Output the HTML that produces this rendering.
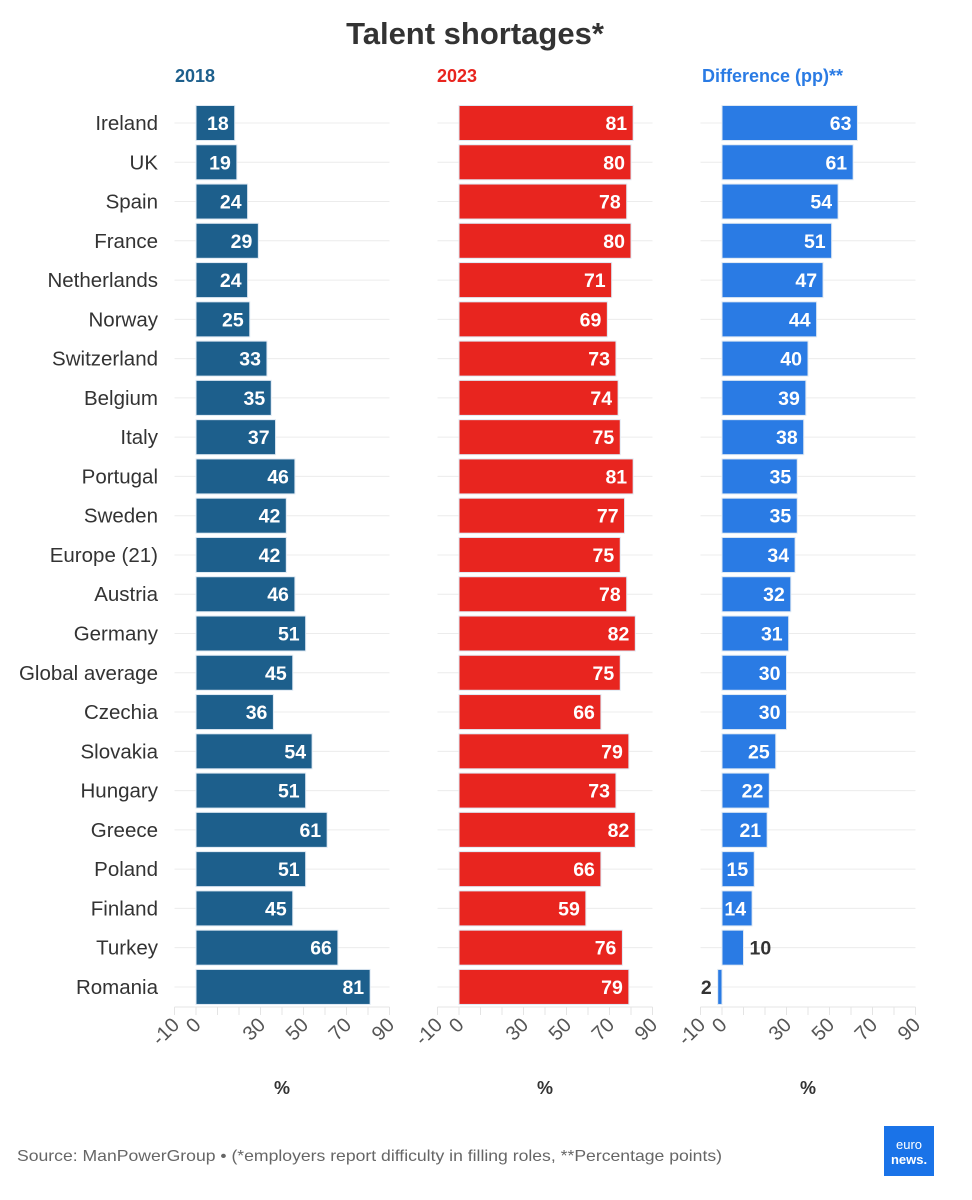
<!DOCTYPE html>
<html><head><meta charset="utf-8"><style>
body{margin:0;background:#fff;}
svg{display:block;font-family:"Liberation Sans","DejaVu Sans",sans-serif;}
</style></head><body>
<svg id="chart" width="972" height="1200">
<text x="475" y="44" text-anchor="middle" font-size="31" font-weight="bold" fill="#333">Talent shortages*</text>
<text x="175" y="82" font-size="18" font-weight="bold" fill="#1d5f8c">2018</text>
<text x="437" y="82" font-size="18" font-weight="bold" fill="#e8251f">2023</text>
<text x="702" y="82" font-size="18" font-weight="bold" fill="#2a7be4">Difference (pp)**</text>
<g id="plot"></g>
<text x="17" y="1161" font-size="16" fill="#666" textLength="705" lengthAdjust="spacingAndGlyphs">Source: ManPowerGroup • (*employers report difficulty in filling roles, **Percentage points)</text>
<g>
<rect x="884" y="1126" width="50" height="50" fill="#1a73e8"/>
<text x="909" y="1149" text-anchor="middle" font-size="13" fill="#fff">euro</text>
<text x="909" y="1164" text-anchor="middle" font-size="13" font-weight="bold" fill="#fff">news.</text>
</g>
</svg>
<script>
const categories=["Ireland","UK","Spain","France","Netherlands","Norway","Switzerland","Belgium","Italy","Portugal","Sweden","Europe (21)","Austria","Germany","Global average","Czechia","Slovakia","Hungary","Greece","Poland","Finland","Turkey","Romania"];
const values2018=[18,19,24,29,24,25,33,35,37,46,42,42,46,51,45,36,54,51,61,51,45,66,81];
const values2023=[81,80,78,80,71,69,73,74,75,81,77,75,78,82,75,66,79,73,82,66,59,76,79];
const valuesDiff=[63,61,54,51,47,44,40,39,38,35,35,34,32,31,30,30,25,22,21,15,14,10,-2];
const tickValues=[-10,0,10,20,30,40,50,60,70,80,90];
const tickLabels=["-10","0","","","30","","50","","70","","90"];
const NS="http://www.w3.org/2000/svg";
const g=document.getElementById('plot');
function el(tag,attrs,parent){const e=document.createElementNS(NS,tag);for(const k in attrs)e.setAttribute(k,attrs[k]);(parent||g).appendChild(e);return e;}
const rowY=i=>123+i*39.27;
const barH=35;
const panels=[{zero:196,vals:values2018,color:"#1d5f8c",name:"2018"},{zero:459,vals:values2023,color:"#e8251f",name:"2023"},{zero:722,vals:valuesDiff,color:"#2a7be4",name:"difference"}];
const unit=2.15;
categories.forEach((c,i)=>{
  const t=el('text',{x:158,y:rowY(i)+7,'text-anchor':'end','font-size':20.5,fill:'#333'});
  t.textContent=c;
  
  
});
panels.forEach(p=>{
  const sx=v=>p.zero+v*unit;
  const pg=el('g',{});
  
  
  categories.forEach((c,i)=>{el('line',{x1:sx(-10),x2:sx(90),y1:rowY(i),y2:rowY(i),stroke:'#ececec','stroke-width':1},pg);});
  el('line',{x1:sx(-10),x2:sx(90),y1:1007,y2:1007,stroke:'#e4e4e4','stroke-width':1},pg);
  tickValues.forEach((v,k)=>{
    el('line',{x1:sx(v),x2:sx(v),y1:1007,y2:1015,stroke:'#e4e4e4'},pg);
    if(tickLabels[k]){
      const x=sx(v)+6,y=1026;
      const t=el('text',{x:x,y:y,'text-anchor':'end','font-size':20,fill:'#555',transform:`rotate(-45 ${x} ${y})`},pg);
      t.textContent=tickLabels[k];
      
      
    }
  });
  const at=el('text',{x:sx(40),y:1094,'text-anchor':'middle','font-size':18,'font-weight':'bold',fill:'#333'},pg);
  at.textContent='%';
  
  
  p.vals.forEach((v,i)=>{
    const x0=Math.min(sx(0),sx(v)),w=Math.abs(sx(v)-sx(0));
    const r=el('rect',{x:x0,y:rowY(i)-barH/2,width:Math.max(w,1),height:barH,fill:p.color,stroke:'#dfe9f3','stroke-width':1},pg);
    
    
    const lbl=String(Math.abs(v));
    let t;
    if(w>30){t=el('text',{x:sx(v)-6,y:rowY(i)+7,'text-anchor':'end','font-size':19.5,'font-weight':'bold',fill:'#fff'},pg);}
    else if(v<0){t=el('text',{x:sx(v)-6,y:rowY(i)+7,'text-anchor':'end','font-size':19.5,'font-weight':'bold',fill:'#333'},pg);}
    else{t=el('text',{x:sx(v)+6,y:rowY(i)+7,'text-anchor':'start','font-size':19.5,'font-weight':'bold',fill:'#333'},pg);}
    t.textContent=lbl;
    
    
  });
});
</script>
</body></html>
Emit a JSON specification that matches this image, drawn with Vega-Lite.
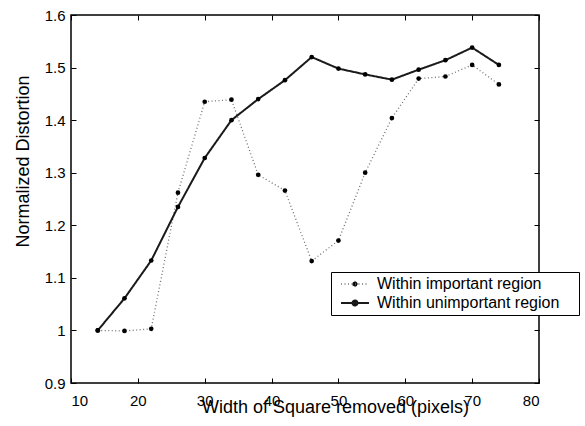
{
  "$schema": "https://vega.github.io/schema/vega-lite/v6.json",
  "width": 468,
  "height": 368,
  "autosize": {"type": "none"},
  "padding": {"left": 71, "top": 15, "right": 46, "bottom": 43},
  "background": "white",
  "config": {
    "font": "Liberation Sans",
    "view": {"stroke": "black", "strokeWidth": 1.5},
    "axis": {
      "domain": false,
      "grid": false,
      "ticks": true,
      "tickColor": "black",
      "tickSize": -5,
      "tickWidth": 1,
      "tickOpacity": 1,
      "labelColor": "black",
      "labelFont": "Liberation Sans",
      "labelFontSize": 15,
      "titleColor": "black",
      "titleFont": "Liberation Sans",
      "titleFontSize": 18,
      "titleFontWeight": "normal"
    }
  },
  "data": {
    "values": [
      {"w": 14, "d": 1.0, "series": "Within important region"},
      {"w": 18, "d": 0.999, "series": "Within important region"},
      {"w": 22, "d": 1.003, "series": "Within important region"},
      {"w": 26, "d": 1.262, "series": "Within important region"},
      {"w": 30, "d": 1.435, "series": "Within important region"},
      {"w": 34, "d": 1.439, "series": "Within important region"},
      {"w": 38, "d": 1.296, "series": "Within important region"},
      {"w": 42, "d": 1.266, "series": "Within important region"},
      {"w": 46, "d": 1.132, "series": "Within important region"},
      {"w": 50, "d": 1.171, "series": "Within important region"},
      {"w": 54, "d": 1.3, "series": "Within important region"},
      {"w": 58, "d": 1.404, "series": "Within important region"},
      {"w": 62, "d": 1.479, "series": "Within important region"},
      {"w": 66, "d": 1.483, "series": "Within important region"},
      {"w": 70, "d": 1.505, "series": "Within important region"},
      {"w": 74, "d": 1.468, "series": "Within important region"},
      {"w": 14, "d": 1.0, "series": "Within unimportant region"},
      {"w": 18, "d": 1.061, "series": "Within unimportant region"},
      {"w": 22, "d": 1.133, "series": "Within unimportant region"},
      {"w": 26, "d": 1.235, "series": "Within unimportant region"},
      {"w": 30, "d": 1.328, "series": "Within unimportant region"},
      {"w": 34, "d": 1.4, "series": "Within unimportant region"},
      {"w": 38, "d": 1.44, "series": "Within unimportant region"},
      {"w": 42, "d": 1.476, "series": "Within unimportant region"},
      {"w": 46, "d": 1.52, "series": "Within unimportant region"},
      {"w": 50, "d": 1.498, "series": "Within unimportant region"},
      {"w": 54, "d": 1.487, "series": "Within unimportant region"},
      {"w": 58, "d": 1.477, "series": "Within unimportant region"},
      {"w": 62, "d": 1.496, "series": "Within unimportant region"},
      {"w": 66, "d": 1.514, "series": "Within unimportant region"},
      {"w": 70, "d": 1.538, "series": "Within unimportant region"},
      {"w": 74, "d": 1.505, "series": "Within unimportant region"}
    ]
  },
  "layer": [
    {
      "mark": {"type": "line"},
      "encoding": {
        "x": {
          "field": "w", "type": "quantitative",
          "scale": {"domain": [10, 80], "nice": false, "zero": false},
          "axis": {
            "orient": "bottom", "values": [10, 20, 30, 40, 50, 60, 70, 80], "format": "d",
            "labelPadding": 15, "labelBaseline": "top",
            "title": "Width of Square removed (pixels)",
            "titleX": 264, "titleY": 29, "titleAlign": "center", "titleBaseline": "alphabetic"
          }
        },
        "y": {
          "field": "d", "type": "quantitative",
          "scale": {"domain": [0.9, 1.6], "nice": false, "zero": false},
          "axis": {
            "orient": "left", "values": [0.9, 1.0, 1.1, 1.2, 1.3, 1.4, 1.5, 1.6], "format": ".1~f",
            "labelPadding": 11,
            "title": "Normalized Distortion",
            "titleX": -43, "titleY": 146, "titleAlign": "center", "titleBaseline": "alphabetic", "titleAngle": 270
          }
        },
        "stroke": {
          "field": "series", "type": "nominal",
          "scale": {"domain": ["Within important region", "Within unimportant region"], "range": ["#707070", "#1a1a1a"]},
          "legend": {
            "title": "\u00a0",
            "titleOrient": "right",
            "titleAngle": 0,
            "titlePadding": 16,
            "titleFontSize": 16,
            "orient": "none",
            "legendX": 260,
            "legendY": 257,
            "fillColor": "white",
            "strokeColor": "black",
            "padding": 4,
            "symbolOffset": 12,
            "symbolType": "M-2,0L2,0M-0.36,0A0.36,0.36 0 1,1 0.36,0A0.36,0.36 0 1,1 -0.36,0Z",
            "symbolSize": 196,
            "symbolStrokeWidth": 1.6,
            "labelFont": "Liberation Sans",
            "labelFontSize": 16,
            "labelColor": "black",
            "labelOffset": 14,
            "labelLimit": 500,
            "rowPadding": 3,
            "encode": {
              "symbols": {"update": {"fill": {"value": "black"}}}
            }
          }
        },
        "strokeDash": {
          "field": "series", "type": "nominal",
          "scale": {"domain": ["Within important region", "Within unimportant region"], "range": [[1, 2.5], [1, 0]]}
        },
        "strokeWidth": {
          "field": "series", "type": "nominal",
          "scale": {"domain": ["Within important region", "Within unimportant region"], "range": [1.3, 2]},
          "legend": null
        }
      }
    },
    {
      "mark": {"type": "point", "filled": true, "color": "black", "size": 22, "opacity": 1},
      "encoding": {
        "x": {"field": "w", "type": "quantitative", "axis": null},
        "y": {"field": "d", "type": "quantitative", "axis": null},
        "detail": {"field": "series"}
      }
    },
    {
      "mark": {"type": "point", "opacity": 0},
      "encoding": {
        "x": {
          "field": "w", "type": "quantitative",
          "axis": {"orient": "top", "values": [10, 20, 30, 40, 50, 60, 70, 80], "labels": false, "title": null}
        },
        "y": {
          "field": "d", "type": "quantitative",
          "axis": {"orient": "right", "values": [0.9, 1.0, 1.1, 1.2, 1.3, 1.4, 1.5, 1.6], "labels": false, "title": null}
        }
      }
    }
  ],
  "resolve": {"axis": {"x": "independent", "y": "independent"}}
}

*****

Problem details = From the entries above, list each line with "that" in it.

Answer for this exercise =
Output the HTML that produces this rendering.
Emit a JSON specification that matches this image, drawn with Vega-Lite.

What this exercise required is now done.